Two ships were intended to make the crossing: the Speedwell and the Mayflower. Repeated leaks forced the Speedwell to turn back, and its passengers crowded aboard the already full Mayflower before departing England in September 1620. Of the 102 passengers, James Chilton was the oldest at sixty-four years of age.
The Mayflower was never designed to carry families across an ocean. Originally built as a cargo ship for transporting wine and lumber, it measured only about 100 feet long. More than 100 passengers, along with 30 to 40 crew members, spent sixty-six days packed into a dark, cramped deck with less than five feet of headroom.
It was a miserable voyage.
Mayflower in Plymouth Harbor, painting by William Halsall
Food consisted mainly of hardtack (crackers), dried meat, and beer. Powerful Atlantic storms battered the ship, cracking one of its main support beams. Only a large iron screw carried aboard for construction work allowed the crew to brace the damaged timber and continue the voyage.
When worsening weather made reaching their intended destination near present-day New York impossible, the colonists instead anchored at Cape Cod. Because they had landed outside the jurisdiction of the Virginia Company, the adult men drafted what became known as the Mayflower Compact, agreeing to govern themselves under laws they would create together while remaining loyal to the English king.

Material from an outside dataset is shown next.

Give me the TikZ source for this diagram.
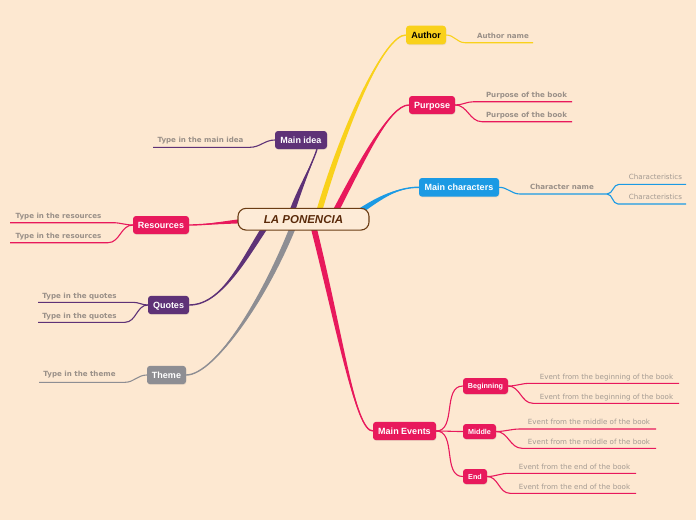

By Jean Leon Gerome Ferris - This image is available from the United States Library of Congress's Prints and Photographs
A Heavy Price
The passengers arrived in November 1620 exhausted, hungry, and unprepared for a New England winter. James Chilton never saw the colony flourish. He died shortly after arriving while the ship remained anchored in Provincetown Harbor. His wife followed soon afterward, leaving their thirteen-year-old daughter, Mary, an orphan. Before the first winter ended, nearly half of the Mayflower passengers had perished. Yet the family line continued.
James's daughter Isabella Chilton, my ninth great-grandmother, had remained behind in Leiden after marrying Roger Chandler in 1615. They did not immigrate to Plymouth until 1632, where Roger became a freeman the following year.
Their daughter Sarah Chandler, my eighth great-grandmother, married Solomon Leonard, linking the Mayflower line to the Leonard family that would eventually produce my Revolutionary War patriot.
John Leonard became a respected citizen of Bridgewater, serving in several town offices. An interesting twist in the records led to years of confusion among genealogists. Because land inherited from the Chandler family passed through John, one published genealogy mistakenly identified his wife as Sarah Chandler—impossible, since she was old enough to have been his mother. Careful examination of the records shows that John's wife was another Sarah whose maiden name remains unknown.
Moses Leonard served as an ensign in the colonial militia, operated an inn, and became a respected gentleman in Worcester County. His life spanned the years leading up to the American Revolution, although he died in December 1775 before learning the outcome of the conflict that had just begun.
Andrew Leonard began life as a husbandman, eventually becoming a yeoman. His family worshipped at the Oakham Congregational Church, where the minister's son later remembered their humble home: "built by the side of a ledge of rocks; short logs were used for seats." It is one of the few surviving descriptions that allows us to picture how my ancestors actually lived.
With Anna Leonard, two completely unrelated Leonard families became one. One line traced back to English settlers who would fight for American independence during the Revolution. The other reached back another century and a half to James Chilton, who crossed the Atlantic aboard the Mayflower seeking the freedom to worship according to his conscience.
I began this research hoping to document a Revolutionary War patriot. Instead, I found a story stretching from colonial Massachusetts to the Pilgrims of Plymouth—a reminder that family history often rewards those willing to follow unexpected clues.
As Plymouth Governor William Bradford later wrote of the Pilgrims:
"Their desires were set on the ways of God, and to enjoy His ordinances."